Between 2009 and 2011, Brooks was in and out of jail for a series of crimes, including resisting or obstructing an officer, strangulation and suffocation. 

During a 2011 bust, he was charged with restricting or obstructing an officer for a second time after he was pulled over for not wearing a seatbelt. 

“During a traffic stop, a Milwaukee police officer jumped inside Brooks’ car, fearing he was about to be run over,” the Milwaukee Journal Sentinel reported of the incident. 

“As Brooks began to drive away while the officer was talking to him, the officer got inside the car and wrestled for control of the steering wheel.”

Eventually, the officer stopped the car and removed the keys as Brooks ran off. He was later found hiding in a children’s playhouse on the same block and was taken into custody. 

In 2016, Brooks was busted again for failing to register as a sex offender and in July 2020, he fired a gun at his nephew during a fight over a cellphone.  

Anaji Brooks told police he got into a friend’s car following the dispute and was driving away when his uncle “walked into the front yard with a gun and fired one shot at them,” leaving the man in fear of his safety, court papers say. 

Officers soon found Brooks with a stolen Beretta 9mm handgun and a clear plastic baggie with three multi-colored methamphetamine pills inside, records show. 

He was charged with two counts of second-degree recklessly endangering safety and use of a dangerous weapon and was ordered to stay away from his nephew and his mother. 

In a victim impact statement obtained by the Daily Mail, the nephew wrote that the encounter “made me come to the conclusion that this man wasn’t family or kin to me.” 

Brooks was facing 10 years behind bars for the crime — the heaviest sentence he faced so far but when the court was unable to guarantee him a speedy trial due to a backlog of cases and COVID-19-related delays, he was released in February 2021 on a $500 bail. 

From there, Brooks went to Georgia, where he was arrested for misdemeanor battery with a designation of family violence a little over three months after he got out of jail, prosecutors said in a Waukesha courtroom on Tuesday. 

The final straw

Following Brooks’ troubles in Georgia, he made his way back to Wisconsin, where his penchant for violence bubbled up again while he was staying at the American Inn motel in Milwaukee’s Lenox Heights neighborhood with his ex-girlfriend. 

Brooks allegedly accosted the woman and knocked her cellphone out of her hand and then went after her in his Ford Escape when she fled. 

He caught up with her at a BP gas station about a half mile from the motel and demanded she get in his car, court records allege.
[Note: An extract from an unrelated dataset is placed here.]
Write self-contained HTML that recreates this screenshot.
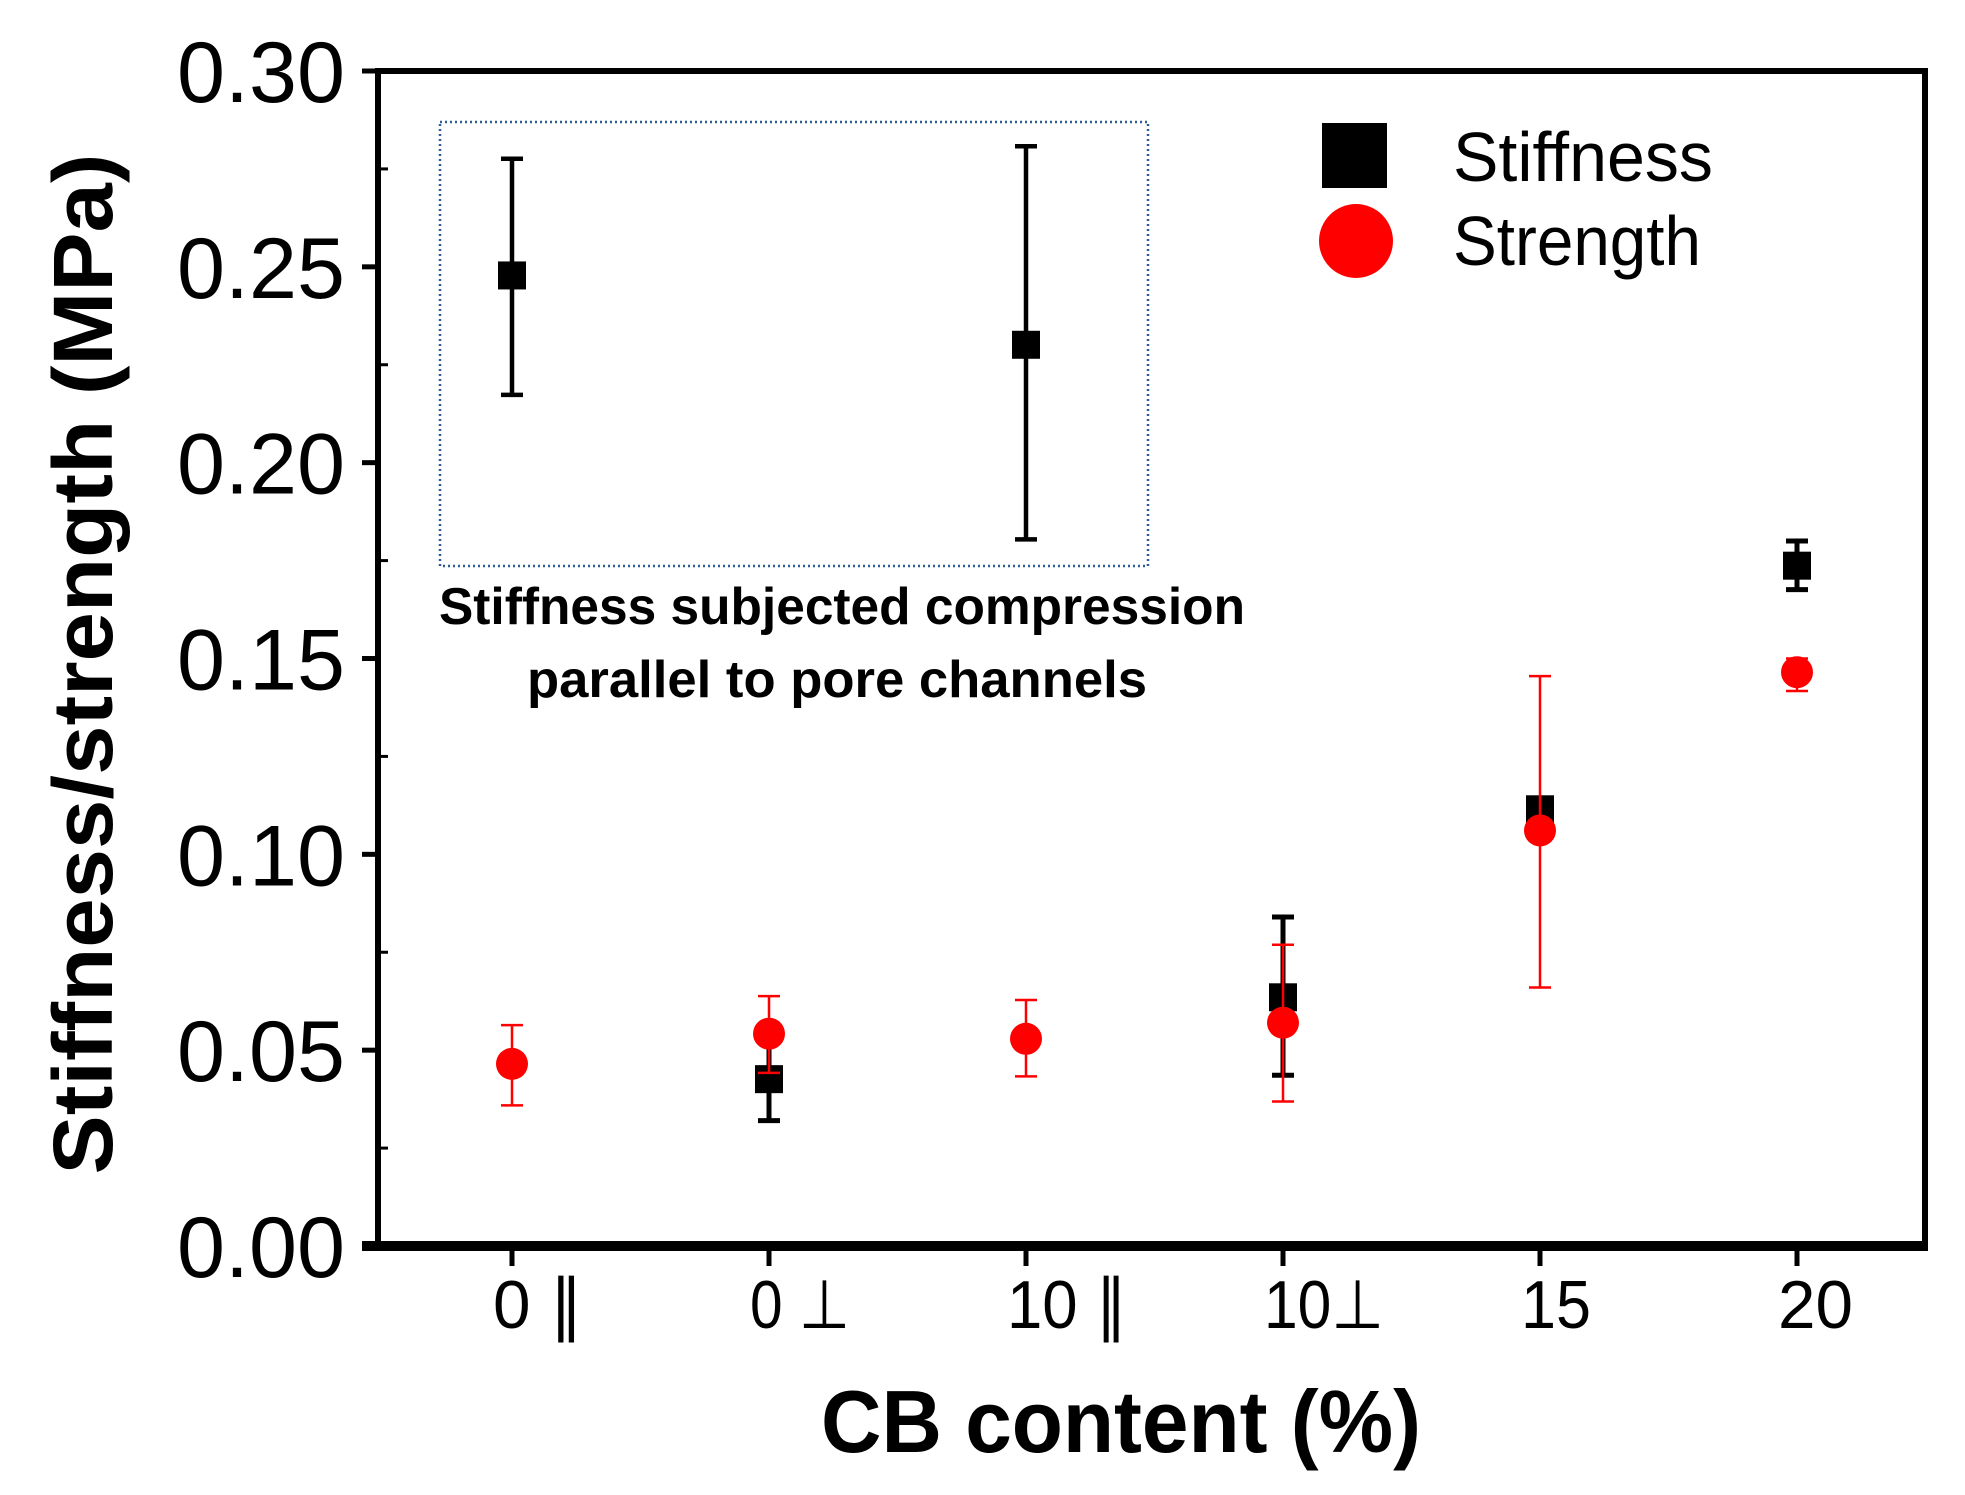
<!DOCTYPE html>
<html><head><meta charset="utf-8"><style>
html,body{margin:0;padding:0;background:#fff;}
svg{display:block;font-family:"Liberation Sans",Arial,sans-serif;}
</style></head><body>
<svg id="chart" width="1965" height="1495" viewBox="0 0 1965 1495">
<g id="g"></g>
</svg>
<script>
const categories = ["0 \u2225", "0 \u22A5", "10 \u2225", "10\u22A5", "15", "20"];
const yTicks = ["0.00","0.05","0.10","0.15","0.20","0.25","0.30"];
const stiffX = [1, 3, 4, 5];
const stiffVal = [0.0426, 0.0635, 0.1115, 0.1737];
const stiffLo = [0.032, 0.0436, 0.109, 0.1676];
const stiffHi = [0.052, 0.084, 0.114, 0.180];
const strX = [0, 1, 2, 3, 4, 5];
const strVal = [0.0465, 0.0542, 0.0529, 0.057, 0.1061, 0.1465];
const strLo = [0.0359, 0.0442, 0.0433, 0.0369, 0.066, 0.1417];
const strHi = [0.0564, 0.0638, 0.0628, 0.0769, 0.1455, 0.150];
const insetX = [0, 2];
const insetVal = [0.2478, 0.2301];
const insetLo = [0.2173, 0.1804];
const insetHi = [0.2776, 0.2808];

const NS = "http://www.w3.org/2000/svg";
const g = document.getElementById('g');
const L = 378, R = 1925, T = 71, B = 1246;
const xs = i => 512 + 257 * i;
const ys = v => B - (v / 0.30) * (B - T);
function mk(tag, attrs, parent) {
  const e = document.createElementNS(NS, tag);
  for (const k in attrs) e.setAttribute(k, attrs[k]);
  (parent || g).appendChild(e);
  return e;
}
let e;
e = mk('rect', {x: L, y: T, width: R - L, height: B - T, fill: 'none', stroke: '#000', 'stroke-width': 6});


e = mk('line', {x1: L - 16, x2: R + 3, y1: B, y2: B, stroke: '#000', 'stroke-width': 10});


yTicks.forEach((t, i) => {
  const y = ys(parseFloat(t));
  let tk = mk('line', {x1: L - 16, x2: L, y1: y, y2: y, stroke: '#000', 'stroke-width': 5});
  
  
  let tx = mk('text', {x: 345, y: y + 31, 'font-size': 86, 'text-anchor': 'end', fill: '#000', textLength: 168, lengthAdjust: 'spacingAndGlyphs'});
  tx.textContent = t;
  
  
  if (i < yTicks.length - 1) {
    const ym = ys(parseFloat(t) + 0.025);
    let mt = mk('line', {x1: L, x2: L + 10, y1: ym, y2: ym, stroke: '#000', 'stroke-width': 3});
    
    
  }
});
const xLabW = [90, 100, 120, 120, 70, 75];
categories.forEach((c, i) => {
  const x = xs(i);
  let tk = mk('line', {x1: x, x2: x, y1: B, y2: B + 20, stroke: '#000', 'stroke-width': 5});
  
  
  let tx = mk('text', {x: x - 19, y: 1328, 'font-size': 68, fill: '#000', textLength: xLabW[i], lengthAdjust: 'spacingAndGlyphs'});
  tx.textContent = c;
  
  
});
e = mk('text', {x: 1121, y: 1452, 'font-size': 88, 'font-weight': 'bold', 'text-anchor': 'middle', textLength: 600, lengthAdjust: 'spacingAndGlyphs'});
e.textContent = 'CB content (%)';


e = mk('text', {x: 0, y: 0, 'font-size': 84, 'font-weight': 'bold', 'text-anchor': 'middle', textLength: 1021, lengthAdjust: 'spacingAndGlyphs', transform: 'translate(112,664) rotate(-90)'});
e.textContent = 'Stiffness/strength (MPa)';


e = mk('rect', {x: 440, y: 122, width: 708, height: 444, fill: 'none', stroke: '#2a5d9a', 'stroke-width': 2.5, 'stroke-dasharray': '2,3'});


e = mk('text', {x: 842, y: 624, 'font-size': 52, 'font-weight': 'bold', 'text-anchor': 'middle', textLength: 806, lengthAdjust: 'spacingAndGlyphs'});
e.textContent = 'Stiffness subjected compression';


e = mk('text', {x: 837, y: 697, 'font-size': 52, 'font-weight': 'bold', 'text-anchor': 'middle', textLength: 620, lengthAdjust: 'spacingAndGlyphs'});
e.textContent = 'parallel to pore channels';



function errbar(x, lo, hi, color, w, name) {
  const grp = mk('g', {});
  
  
  mk('line', {x1: x, x2: x, y1: ys(lo), y2: ys(hi), stroke: color, 'stroke-width': w}, grp);
  mk('line', {x1: x - 11, x2: x + 11, y1: ys(lo), y2: ys(lo), stroke: color, 'stroke-width': w}, grp);
  mk('line', {x1: x - 11, x2: x + 11, y1: ys(hi), y2: ys(hi), stroke: color, 'stroke-width': w}, grp);
}
insetX.forEach((c, i) => {
  errbar(xs(c), insetLo[i], insetHi[i], '#000', 4.5, 'inset-error-bar');
  let m = mk('rect', {x: xs(c) - 14, y: ys(insetVal[i]) - 14, width: 28, height: 28, fill: '#000'});
  
  
});
stiffX.forEach((c, i) => {
  errbar(xs(c), stiffLo[i], stiffHi[i], '#000', 5, 'stiffness-error-bar');
  let m = mk('rect', {x: xs(c) - 14, y: ys(stiffVal[i]) - 14, width: 28, height: 28, fill: '#000'});
  
  
});
strX.forEach((c, i) => {
  errbar(xs(c), strLo[i], strHi[i], '#f00', 2.5, 'strength-error-bar');
  let m = mk('circle', {cx: xs(c), cy: ys(strVal[i]), r: 16, fill: '#f00'});
  
  
});
const lg = mk('g', {});


e = mk('rect', {x: 1322, y: 123, width: 65, height: 65, fill: '#000'}, lg);


e = mk('text', {x: 1453, y: 181, 'font-size': 70, textLength: 260, lengthAdjust: 'spacingAndGlyphs'}, lg);
e.textContent = 'Stiffness';


e = mk('circle', {cx: 1356, cy: 241, r: 37, fill: '#f00'}, lg);


e = mk('text', {x: 1453, y: 265, 'font-size': 70, textLength: 248, lengthAdjust: 'spacingAndGlyphs'}, lg);
e.textContent = 'Strength';


</script>
</body></html>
When she refused, he struck her in the face and then ran her over with his car, leaving the woman with “swelling to her lip and dry blood on her face” and “tire tracks on her left pants leg,” police said. 

The ex-girlfriend later told cops that Brooks had allegedly threatened to kill her on multiple occasions, had previously tried to choke her and was jealous and controlling, according to police reports obtained by the Milwaukee Journal Sentinel.

Brooks denied the allegations and suggested to police the woman made them up because she was drunk. 

He ended up being charged with recklessly endangering safety, bail jumping, battery and disorderly conduct in the incident but was given an “inappropriately low” bail of $1,000, Milwaukee County District Attorney John Chisholm later said, leaving him free to wreak havoc on the Christmas parade about three weeks later. 

Around 4:35 p.m. that Sunday, the Waukesha Police Department was alerted to another domestic disturbance involving Brooks and the ex-girlfriend in the vicinity of White Rock School.

But by the time cops could respond, it was too late.

As Brooks desperately drove away from the school, he barreled toward the Christmas parade, smashed through barricades and plowed through revelers and marchers celebrating the annual event with “no emotion on his face,” police said. He left six people dead — the youngest being 8-year-old Jackson Sparks — and dozens more injured, many who are still hospitalized.